Often described as a ‘nationalist’, Nielsen’s role in Denmark’s rise to musical nationhood is without parallel. Indeed, many of the songs Danish schoolchildren are still taught today were composed by Nielsen. But after the First World War Nielsen turned against nationalism, describing it pungently as a ‘spiritual syphilis’. Having hymned nationhood in his Third Symphony (1911) he portrayed its decline from the ‘high and beautiful’ into ‘senseless hate’ in the mechanistic strutting march-rhythms of the Fifth (1922).

Nielsen’s national consciousness was of a very different kind from that of most late 19th and early 20th-century national composers. His family were Danish peasants on the island of Funen (Fyn) and his father was leader of a village band. Young Carl soon joined as a violinist, and his first compositional efforts were dance tunes.
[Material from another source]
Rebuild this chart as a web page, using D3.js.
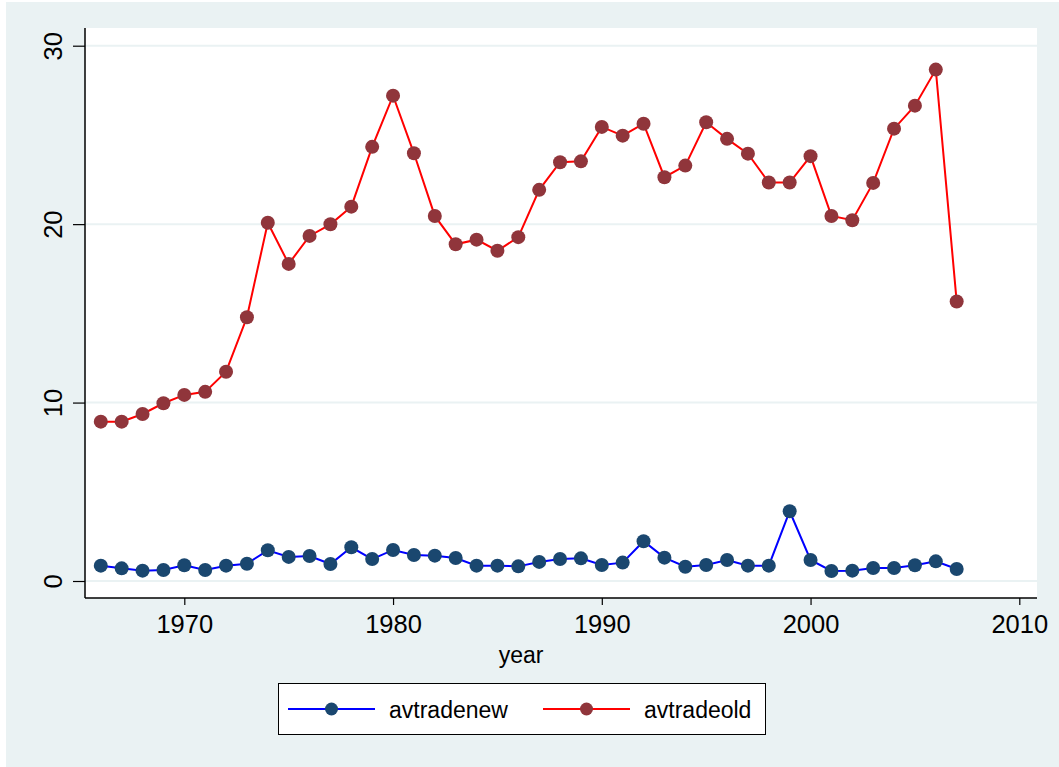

Thus, unlike the vast majority of nationally inclined composers, Nielsen didn’t have to ‘discover’ his country’s indigenous culture: it was in his blood. If he needed a folk tune in one of his works, all he had to do was compose one; it could hardly have been more authentic.

At 14 Nielsen enrolled in the army as a trumpeter, making himself useful in military bands by learning a wide range of instruments. How and when he first encountered classical music isn’t clear but by the age of 19 he had become accomplished enough as performer and composer to attend the Copenhagen Conservatory.
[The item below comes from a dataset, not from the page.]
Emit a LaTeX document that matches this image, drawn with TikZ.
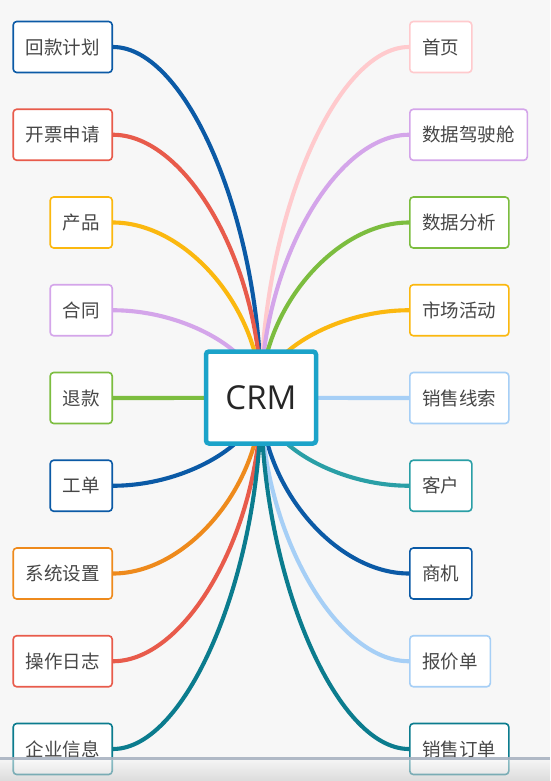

Throughout his life Nielsen remained a fascinating mixture of earthy simplicity and intellectual sophistication, reading widely and keeping up to date with musical innovations. Initially he reacted against Wagner’s modernism, but in later years he was fascinated by what progressive-minded composers like Bartók, Schoenberg and Hindemith were doing. His very last works show him as keen as ever to extend his musical horizons, though without sacrificing the rootedness in nature that he’d inherited and nurtured as a child.